DATA

§ §

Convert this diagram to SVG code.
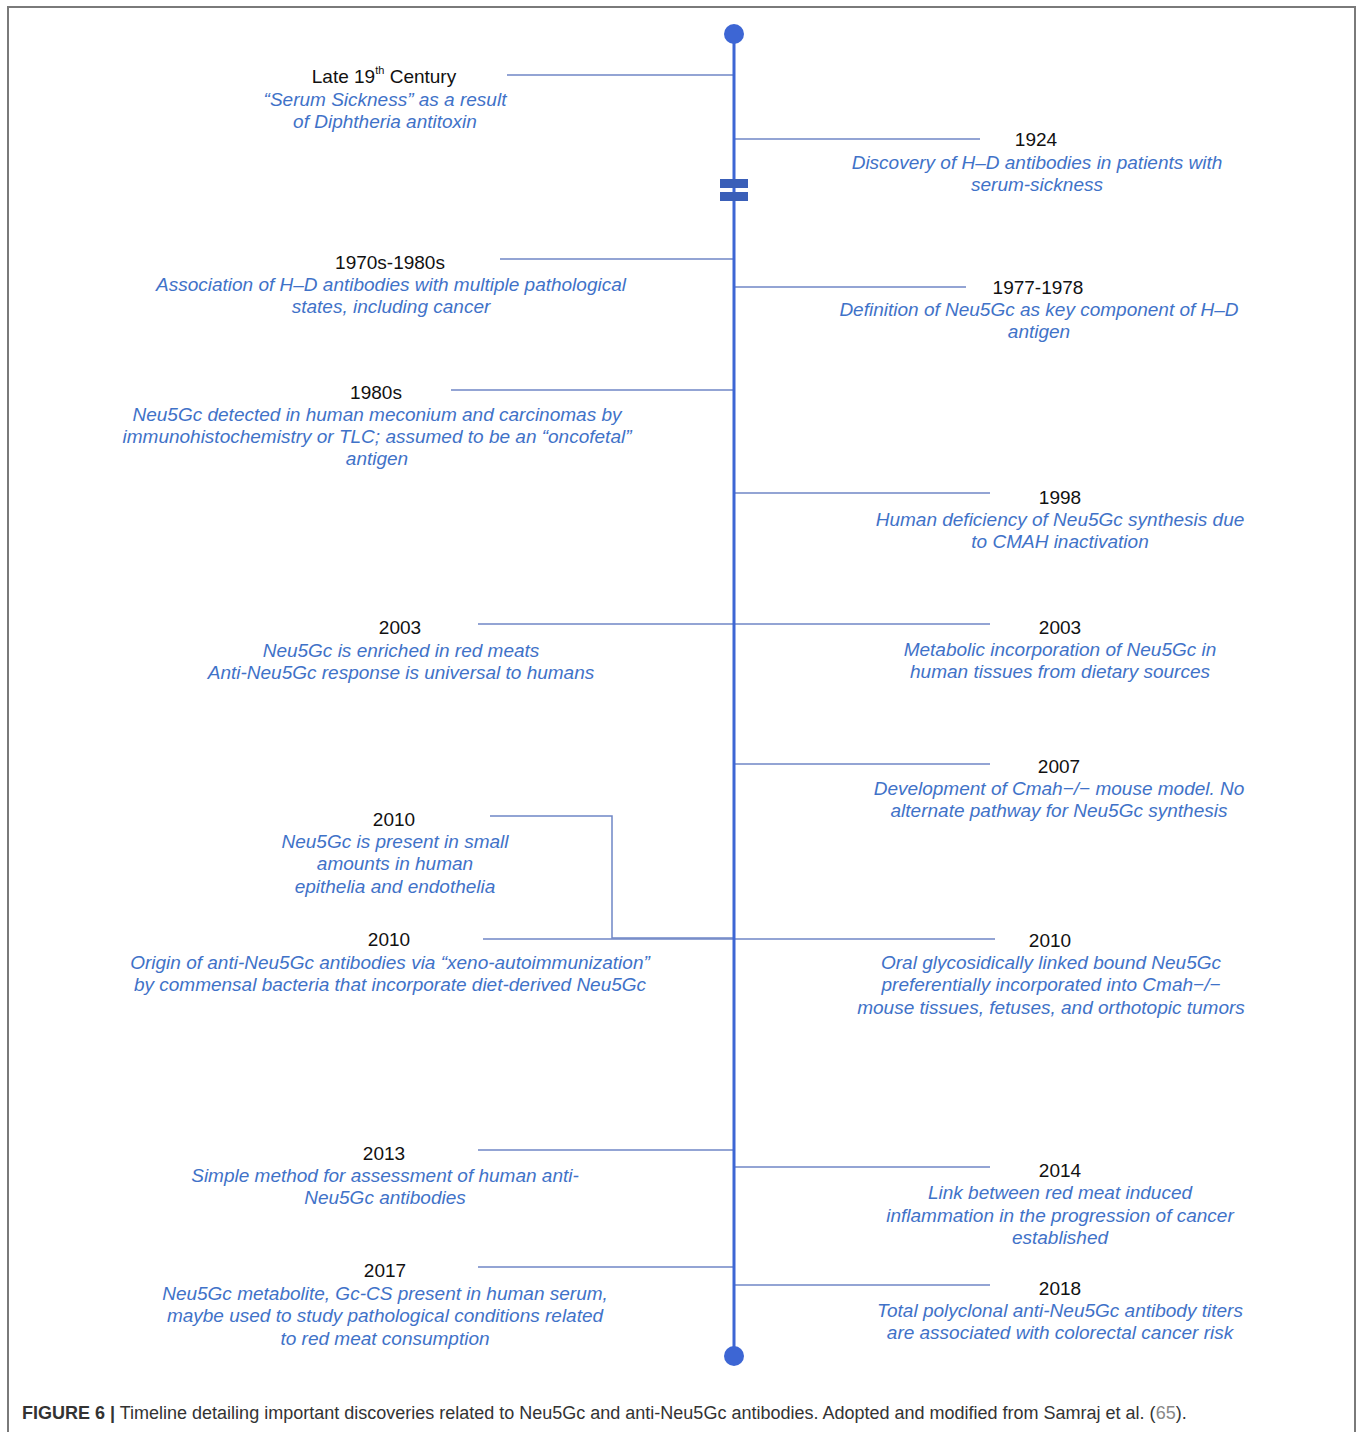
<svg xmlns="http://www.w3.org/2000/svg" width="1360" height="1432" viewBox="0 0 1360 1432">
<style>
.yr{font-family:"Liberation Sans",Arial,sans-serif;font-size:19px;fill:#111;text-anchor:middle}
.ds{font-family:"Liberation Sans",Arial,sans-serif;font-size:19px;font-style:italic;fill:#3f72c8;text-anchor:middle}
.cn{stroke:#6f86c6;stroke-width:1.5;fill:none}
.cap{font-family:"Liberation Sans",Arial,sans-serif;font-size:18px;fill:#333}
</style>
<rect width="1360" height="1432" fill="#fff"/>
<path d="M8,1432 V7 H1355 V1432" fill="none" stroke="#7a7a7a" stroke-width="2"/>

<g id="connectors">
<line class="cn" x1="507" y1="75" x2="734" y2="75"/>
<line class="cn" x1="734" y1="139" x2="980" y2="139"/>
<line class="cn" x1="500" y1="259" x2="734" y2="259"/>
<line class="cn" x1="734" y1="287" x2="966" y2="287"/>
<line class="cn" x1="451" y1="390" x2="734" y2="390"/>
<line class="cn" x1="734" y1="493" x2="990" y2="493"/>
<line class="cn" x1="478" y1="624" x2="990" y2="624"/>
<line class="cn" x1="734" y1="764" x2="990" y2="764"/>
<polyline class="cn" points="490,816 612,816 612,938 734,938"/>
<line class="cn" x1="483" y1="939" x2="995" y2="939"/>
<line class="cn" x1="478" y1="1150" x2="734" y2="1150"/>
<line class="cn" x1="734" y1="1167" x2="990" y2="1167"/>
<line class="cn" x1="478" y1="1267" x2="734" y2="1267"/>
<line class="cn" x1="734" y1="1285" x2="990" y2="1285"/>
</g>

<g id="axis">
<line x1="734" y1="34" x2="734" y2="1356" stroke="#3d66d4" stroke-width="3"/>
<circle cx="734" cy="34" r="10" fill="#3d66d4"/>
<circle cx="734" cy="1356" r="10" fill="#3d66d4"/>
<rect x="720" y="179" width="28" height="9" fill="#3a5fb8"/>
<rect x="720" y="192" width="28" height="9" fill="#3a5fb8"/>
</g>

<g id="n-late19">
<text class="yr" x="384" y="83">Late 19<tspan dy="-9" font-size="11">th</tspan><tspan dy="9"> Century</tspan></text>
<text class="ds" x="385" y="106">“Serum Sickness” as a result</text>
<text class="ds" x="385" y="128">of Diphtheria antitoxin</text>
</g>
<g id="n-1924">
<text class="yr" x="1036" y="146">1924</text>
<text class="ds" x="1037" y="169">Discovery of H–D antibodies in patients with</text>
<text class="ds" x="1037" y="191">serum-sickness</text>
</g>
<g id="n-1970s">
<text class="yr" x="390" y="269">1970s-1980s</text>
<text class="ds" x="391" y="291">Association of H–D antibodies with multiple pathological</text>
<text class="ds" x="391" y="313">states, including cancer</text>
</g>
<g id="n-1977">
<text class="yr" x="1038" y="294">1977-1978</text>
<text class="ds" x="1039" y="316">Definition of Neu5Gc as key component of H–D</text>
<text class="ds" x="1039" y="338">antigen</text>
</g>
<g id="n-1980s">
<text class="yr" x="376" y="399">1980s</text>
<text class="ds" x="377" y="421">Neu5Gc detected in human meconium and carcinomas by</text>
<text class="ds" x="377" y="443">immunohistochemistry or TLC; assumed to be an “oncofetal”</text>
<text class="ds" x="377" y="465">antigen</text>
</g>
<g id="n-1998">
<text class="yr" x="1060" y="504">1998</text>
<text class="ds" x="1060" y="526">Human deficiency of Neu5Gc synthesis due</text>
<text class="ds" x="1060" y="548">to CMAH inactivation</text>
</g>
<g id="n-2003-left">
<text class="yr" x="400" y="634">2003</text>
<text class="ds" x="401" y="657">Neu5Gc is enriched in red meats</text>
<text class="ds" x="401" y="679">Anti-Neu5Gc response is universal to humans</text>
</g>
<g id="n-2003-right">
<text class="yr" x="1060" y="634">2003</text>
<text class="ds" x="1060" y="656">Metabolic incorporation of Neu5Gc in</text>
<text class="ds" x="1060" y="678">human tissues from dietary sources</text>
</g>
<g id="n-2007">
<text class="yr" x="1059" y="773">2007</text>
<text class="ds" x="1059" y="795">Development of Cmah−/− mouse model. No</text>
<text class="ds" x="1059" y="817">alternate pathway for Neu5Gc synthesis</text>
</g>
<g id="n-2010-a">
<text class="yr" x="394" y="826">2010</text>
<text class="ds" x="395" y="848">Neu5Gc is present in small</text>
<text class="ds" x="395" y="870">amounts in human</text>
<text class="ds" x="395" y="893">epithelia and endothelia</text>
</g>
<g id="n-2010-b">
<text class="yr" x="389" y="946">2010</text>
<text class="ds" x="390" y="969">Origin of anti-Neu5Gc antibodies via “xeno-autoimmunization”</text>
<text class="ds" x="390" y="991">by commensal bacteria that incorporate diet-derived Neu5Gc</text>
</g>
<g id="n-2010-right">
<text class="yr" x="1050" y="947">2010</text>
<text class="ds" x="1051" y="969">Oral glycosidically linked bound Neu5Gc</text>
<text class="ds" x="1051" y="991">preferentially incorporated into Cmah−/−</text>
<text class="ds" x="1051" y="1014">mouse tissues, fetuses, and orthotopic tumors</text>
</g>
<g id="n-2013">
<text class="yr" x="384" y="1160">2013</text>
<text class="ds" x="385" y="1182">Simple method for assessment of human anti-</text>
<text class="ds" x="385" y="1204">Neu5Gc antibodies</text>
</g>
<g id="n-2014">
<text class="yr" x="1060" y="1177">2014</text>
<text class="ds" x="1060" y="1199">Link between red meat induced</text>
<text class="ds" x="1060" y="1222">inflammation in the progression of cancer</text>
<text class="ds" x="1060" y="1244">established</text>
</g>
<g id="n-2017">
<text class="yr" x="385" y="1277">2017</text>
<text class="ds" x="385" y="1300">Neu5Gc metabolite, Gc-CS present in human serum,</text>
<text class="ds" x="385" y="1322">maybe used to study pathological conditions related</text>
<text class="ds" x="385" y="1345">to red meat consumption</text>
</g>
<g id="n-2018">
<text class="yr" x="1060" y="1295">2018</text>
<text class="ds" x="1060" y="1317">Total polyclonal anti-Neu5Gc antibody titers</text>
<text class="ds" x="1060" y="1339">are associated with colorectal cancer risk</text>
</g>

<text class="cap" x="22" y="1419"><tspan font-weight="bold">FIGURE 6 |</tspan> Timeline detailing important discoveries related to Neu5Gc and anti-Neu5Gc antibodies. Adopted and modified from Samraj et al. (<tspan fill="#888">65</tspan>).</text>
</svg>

§ §

EXERCISE PROMPT
Quote the preceding listing precisely and completely, omitting its images.

RESPONSE TO THE EXERCISE
Convert this diagram to SVG code.
<svg xmlns="http://www.w3.org/2000/svg" width="1360" height="1432" viewBox="0 0 1360 1432">
<style>
.yr{font-family:"Liberation Sans",Arial,sans-serif;font-size:19px;fill:#111;text-anchor:middle}
.ds{font-family:"Liberation Sans",Arial,sans-serif;font-size:19px;font-style:italic;fill:#3f72c8;text-anchor:middle}
.cn{stroke:#6f86c6;stroke-width:1.5;fill:none}
.cap{font-family:"Liberation Sans",Arial,sans-serif;font-size:18px;fill:#333}
</style>
<rect width="1360" height="1432" fill="#fff"/>
<path d="M8,1432 V7 H1355 V1432" fill="none" stroke="#7a7a7a" stroke-width="2"/>

<g id="connectors">
<line class="cn" x1="507" y1="75" x2="734" y2="75"/>
<line class="cn" x1="734" y1="139" x2="980" y2="139"/>
<line class="cn" x1="500" y1="259" x2="734" y2="259"/>
<line class="cn" x1="734" y1="287" x2="966" y2="287"/>
<line class="cn" x1="451" y1="390" x2="734" y2="390"/>
<line class="cn" x1="734" y1="493" x2="990" y2="493"/>
<line class="cn" x1="478" y1="624" x2="990" y2="624"/>
<line class="cn" x1="734" y1="764" x2="990" y2="764"/>
<polyline class="cn" points="490,816 612,816 612,938 734,938"/>
<line class="cn" x1="483" y1="939" x2="995" y2="939"/>
<line class="cn" x1="478" y1="1150" x2="734" y2="1150"/>
<line class="cn" x1="734" y1="1167" x2="990" y2="1167"/>
<line class="cn" x1="478" y1="1267" x2="734" y2="1267"/>
<line class="cn" x1="734" y1="1285" x2="990" y2="1285"/>
</g>

<g id="axis">
<line x1="734" y1="34" x2="734" y2="1356" stroke="#3d66d4" stroke-width="3"/>
<circle cx="734" cy="34" r="10" fill="#3d66d4"/>
<circle cx="734" cy="1356" r="10" fill="#3d66d4"/>
<rect x="720" y="179" width="28" height="9" fill="#3a5fb8"/>
<rect x="720" y="192" width="28" height="9" fill="#3a5fb8"/>
</g>

<g id="n-late19">
<text class="yr" x="384" y="83">Late 19<tspan dy="-9" font-size="11">th</tspan><tspan dy="9"> Century</tspan></text>
<text class="ds" x="385" y="106">“Serum Sickness” as a result</text>
<text class="ds" x="385" y="128">of Diphtheria antitoxin</text>
</g>
<g id="n-1924">
<text class="yr" x="1036" y="146">1924</text>
<text class="ds" x="1037" y="169">Discovery of H–D antibodies in patients with</text>
<text class="ds" x="1037" y="191">serum-sickness</text>
</g>
<g id="n-1970s">
<text class="yr" x="390" y="269">1970s-1980s</text>
<text class="ds" x="391" y="291">Association of H–D antibodies with multiple pathological</text>
<text class="ds" x="391" y="313">states, including cancer</text>
</g>
<g id="n-1977">
<text class="yr" x="1038" y="294">1977-1978</text>
<text class="ds" x="1039" y="316">Definition of Neu5Gc as key component of H–D</text>
<text class="ds" x="1039" y="338">antigen</text>
</g>
<g id="n-1980s">
<text class="yr" x="376" y="399">1980s</text>
<text class="ds" x="377" y="421">Neu5Gc detected in human meconium and carcinomas by</text>
<text class="ds" x="377" y="443">immunohistochemistry or TLC; assumed to be an “oncofetal”</text>
<text class="ds" x="377" y="465">antigen</text>
</g>
<g id="n-1998">
<text class="yr" x="1060" y="504">1998</text>
<text class="ds" x="1060" y="526">Human deficiency of Neu5Gc synthesis due</text>
<text class="ds" x="1060" y="548">to CMAH inactivation</text>
</g>
<g id="n-2003-left">
<text class="yr" x="400" y="634">2003</text>
<text class="ds" x="401" y="657">Neu5Gc is enriched in red meats</text>
<text class="ds" x="401" y="679">Anti-Neu5Gc response is universal to humans</text>
</g>
<g id="n-2003-right">
<text class="yr" x="1060" y="634">2003</text>
<text class="ds" x="1060" y="656">Metabolic incorporation of Neu5Gc in</text>
<text class="ds" x="1060" y="678">human tissues from dietary sources</text>
</g>
<g id="n-2007">
<text class="yr" x="1059" y="773">2007</text>
<text class="ds" x="1059" y="795">Development of Cmah−/− mouse model. No</text>
<text class="ds" x="1059" y="817">alternate pathway for Neu5Gc synthesis</text>
</g>
<g id="n-2010-a">
<text class="yr" x="394" y="826">2010</text>
<text class="ds" x="395" y="848">Neu5Gc is present in small</text>
<text class="ds" x="395" y="870">amounts in human</text>
<text class="ds" x="395" y="893">epithelia and endothelia</text>
</g>
<g id="n-2010-b">
<text class="yr" x="389" y="946">2010</text>
<text class="ds" x="390" y="969">Origin of anti-Neu5Gc antibodies via “xeno-autoimmunization”</text>
<text class="ds" x="390" y="991">by commensal bacteria that incorporate diet-derived Neu5Gc</text>
</g>
<g id="n-2010-right">
<text class="yr" x="1050" y="947">2010</text>
<text class="ds" x="1051" y="969">Oral glycosidically linked bound Neu5Gc</text>
<text class="ds" x="1051" y="991">preferentially incorporated into Cmah−/−</text>
<text class="ds" x="1051" y="1014">mouse tissues, fetuses, and orthotopic tumors</text>
</g>
<g id="n-2013">
<text class="yr" x="384" y="1160">2013</text>
<text class="ds" x="385" y="1182">Simple method for assessment of human anti-</text>
<text class="ds" x="385" y="1204">Neu5Gc antibodies</text>
</g>
<g id="n-2014">
<text class="yr" x="1060" y="1177">2014</text>
<text class="ds" x="1060" y="1199">Link between red meat induced</text>
<text class="ds" x="1060" y="1222">inflammation in the progression of cancer</text>
<text class="ds" x="1060" y="1244">established</text>
</g>
<g id="n-2017">
<text class="yr" x="385" y="1277">2017</text>
<text class="ds" x="385" y="1300">Neu5Gc metabolite, Gc-CS present in human serum,</text>
<text class="ds" x="385" y="1322">maybe used to study pathological conditions related</text>
<text class="ds" x="385" y="1345">to red meat consumption</text>
</g>
<g id="n-2018">
<text class="yr" x="1060" y="1295">2018</text>
<text class="ds" x="1060" y="1317">Total polyclonal anti-Neu5Gc antibody titers</text>
<text class="ds" x="1060" y="1339">are associated with colorectal cancer risk</text>
</g>

<text class="cap" x="22" y="1419"><tspan font-weight="bold">FIGURE 6 |</tspan> Timeline detailing important discoveries related to Neu5Gc and anti-Neu5Gc antibodies. Adopted and modified from Samraj et al. (<tspan fill="#888">65</tspan>).</text>
</svg>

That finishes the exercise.